There are several growth drivers of the immense and rapid success story of ICOs.

Firstly, the market capitalization of cryptocurrencies has increased from just $7 billion in January 2016 to over $186 billion in September 2018. Some early cryptocurrency investors are therefore sitting on hundreds of millions worth of cryptocurrency. ICOs are a way for these investors to diversify their crypto portfolios, without having to convert crypto to fiat currency.

Secondly, blockchain technology and the concept of decentralization have gained in popularity. As the technology is improving, more traditional investors, like Venture Capital firms, are seeing the benefits and pour money into blockchain projects.

Another growth driver are the ROI prospects of ICOs. Ethereum investors, for example, have achieved an ROI of 65,656% since its ICO in 2014. That said, crypto prices are highly volatile, so these ROIs don’t necessarily promise sustainable long-term value creation, but they certainly attract the interest of speculative investors.

Lastly, an ICO is not just a fundraising solution, but also a way to create a community of loyal followers. Buyers are oftentimes not only growth investors, but have an interest in the exchange of information and the value within the product. They are not only investors, but also customers who identify themselves with the token they buy.
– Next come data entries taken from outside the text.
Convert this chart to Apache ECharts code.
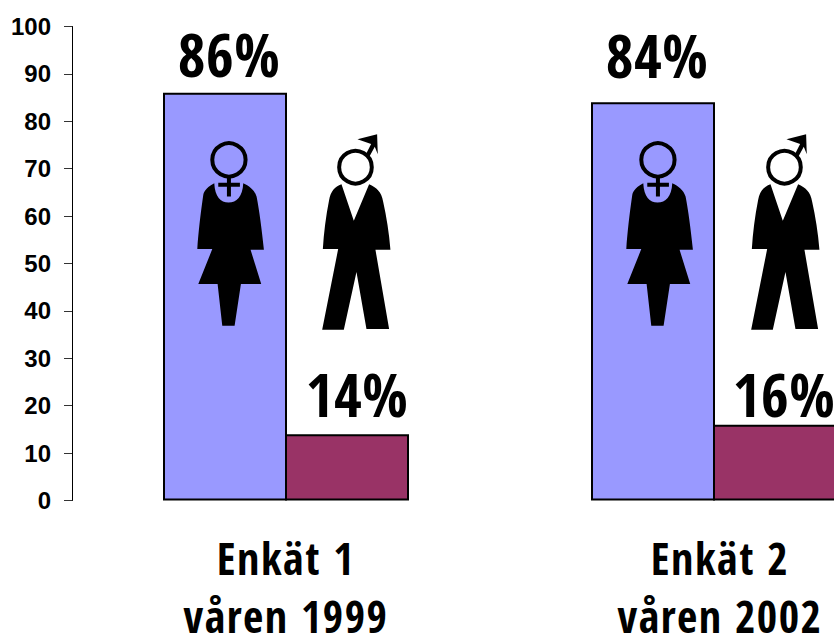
<!DOCTYPE html>
<html><head><meta charset="utf-8">
<style>html,body{margin:0;padding:0;background:#fff}#c{width:834px;height:634px;overflow:hidden}
text[style*="Condensed"]{letter-spacing:1.5px}
text[style*="60px"]{letter-spacing:.5px}</style>
<script src="https://cdn.jsdelivr.net/npm/echarts@6/dist/echarts.min.js"></script>
</head><body><div id="c"></div>
<script>
const categories = ['Enkät 1\nvåren 1999', 'Enkät 2\nvåren 2002'];
const women = [86, 84];
const men = [14, 16];
const yTicks = { min: 0, max: 100, interval: 10 };
const narrow = '"Open Sans Condensed"';

const femaleBody = 'M163 490C145 500 133 510 130 525C122 580 115 640 112 688L157 688L115 793L173 793L187 918L224 918L243 793L304 793L272 690L312 690C306 630 298 570 290 530C284 510 268 498 250 490C248 530 230 548 206 548C182 548 165 530 163 490Z';
const femaleCross = 'M201 470L213 470L213 489L240 489L240 501L213 501L213 530L201 530L201 501L175 501L175 489L201 489Z';
const maleBody = 'M545 493C525 500 512 515 508 540C498 590 492 640 489 688L535 688L487 930L552 930L590 757L620 928L688 928L647 690L692 690C688 640 680 590 670 545C665 515 650 503 628 493L582 603Z';
const maleArrow = 'M616 408L634 372L593 358L652 343L654 403L645 381L627 414Z';
const G = echarts.graphic;
G.registerShape('femaleBody', G.extendPath(femaleBody, {}));
G.registerShape('femaleCross', G.extendPath(femaleCross, {}));
G.registerShape('maleBody', G.extendPath(maleBody, {}));
G.registerShape('maleArrow', G.extendPath(maleArrow, {}));

function figure(dx) {
  const blk = { fill: '#000' };
  return {
    type: 'group', x: 160 + dx, y: 20, scaleX: 1 / 3, scaleY: 1 / 3, silent: true,
    children: [
      { type: 'femaleBody', z: 20, style: blk },
      { type: 'femaleCross', z: 20, style: blk },
      { type: 'circle', z: 20, shape: { cx: 207, cy: 420, r: 50 }, style: { fill: 'none', stroke: '#000', lineWidth: 12 } },
      { type: 'maleBody', z: 20, style: blk },
      { type: 'maleArrow', z: 20, style: blk },
      { type: 'circle', z: 20, shape: { cx: 587, cy: 442, r: 49 }, style: { fill: '#fff', stroke: '#000', lineWidth: 12 } }
    ]
  };
}

const pctLabel = {
  show: true, position: 'top', distance: 6, formatter: '{c}%',
  color: '#000', fontFamily: narrow, fontWeight: 'bold', fontSize: 60
};
const withOffset = (values, offsets) => values.map((value, i) => ({ value, label: { offset: offsets[i] } }));
const chart = echarts.init(document.getElementById('c'), null, { renderer: 'svg' });
chart.setOption({
  animation: false,
  backgroundColor: '#fff',
  grid: { left: 72, top: 26.5, width: 856, height: 474, outerBoundsMode: 'none' },
  xAxis: {
    type: 'category',
    data: categories.map((value, i) => i === 1 ? { value, textStyle: { padding: [0, 0, 0, 12] } } : value),
    axisLine: { show: false }, axisTick: { show: false },
    axisLabel: { color: '#000', fontFamily: narrow, fontWeight: 'bold', fontSize: 44, lineHeight: 58, margin: 28, interval: 0, hideOverlap: false }
  },
  yAxis: {
    type: 'value', min: yTicks.min, max: yTicks.max, interval: yTicks.interval,
    splitLine: { show: false },
    axisLine: { show: true, lineStyle: { color: '#000', width: 1 } },
    axisTick: { show: true, length: 8, lineStyle: { color: '#333', width: 1 } },
    axisLabel: { color: '#000', fontFamily: '"Liberation Sans",Arial,sans-serif', fontWeight: 'bold', fontSize: 24, margin: 21 }
  },
  series: [
    { type: 'bar', data: withOffset(women, [[4, -3], [4, -11]]), barWidth: 124, barGap: '-1.6129%', itemStyle: { color: '#9999FF', borderColor: '#000', borderWidth: 2 }, label: pctLabel },
    { type: 'bar', data: withOffset(men, [[10, -4], [9, 5]]), barWidth: 124, itemStyle: { color: '#993366', borderColor: '#000', borderWidth: 2 }, label: pctLabel }
  ],
  graphic: [figure(0), figure(429)]
});
</script></body></html>
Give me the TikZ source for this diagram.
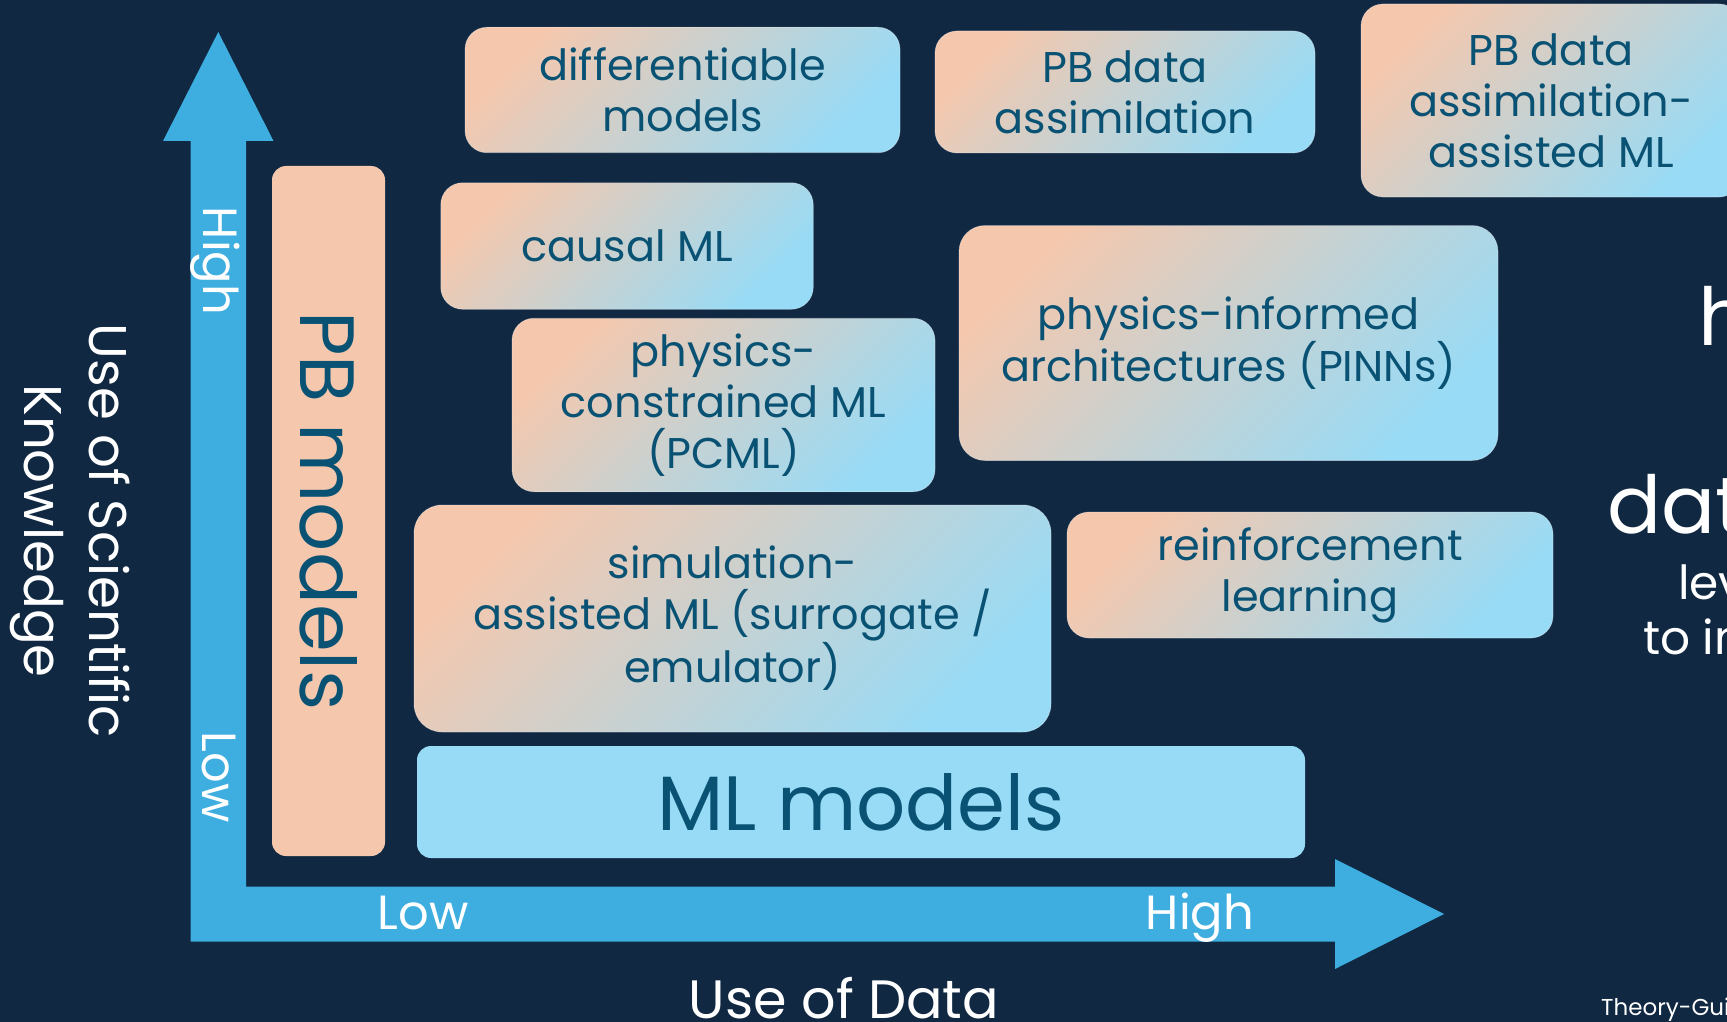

As ICOs are unregulated and risky, STOs could set the standard for the future of blockchain-based fundraising

Although ICOs have certainly had a more than impressive growth history over the last five years, they are also facing challenges.

ICOs are risky. According to PWC, only a third of all ICOs close successfully. Regulatory and compliance issues, delays and loss of momentum are problems that often occur during ICOs, especially if the management team lacks experience.

So, what’s next?

In future, the market could see a decline in ICOs and an increase in STOs (“Security Token Offerings”). STOs offer a security token, hence, an investment product, and they have to comply to strict financial market regulations.

As the industry matures and regulations improve, illegitimate companies will be weeded out, which could result in an overall slow down across the industry. However, those players that will remain will see greater overall success, because more retail and institutional investors, who are looking to invest in highly-compliant products, will enter the space.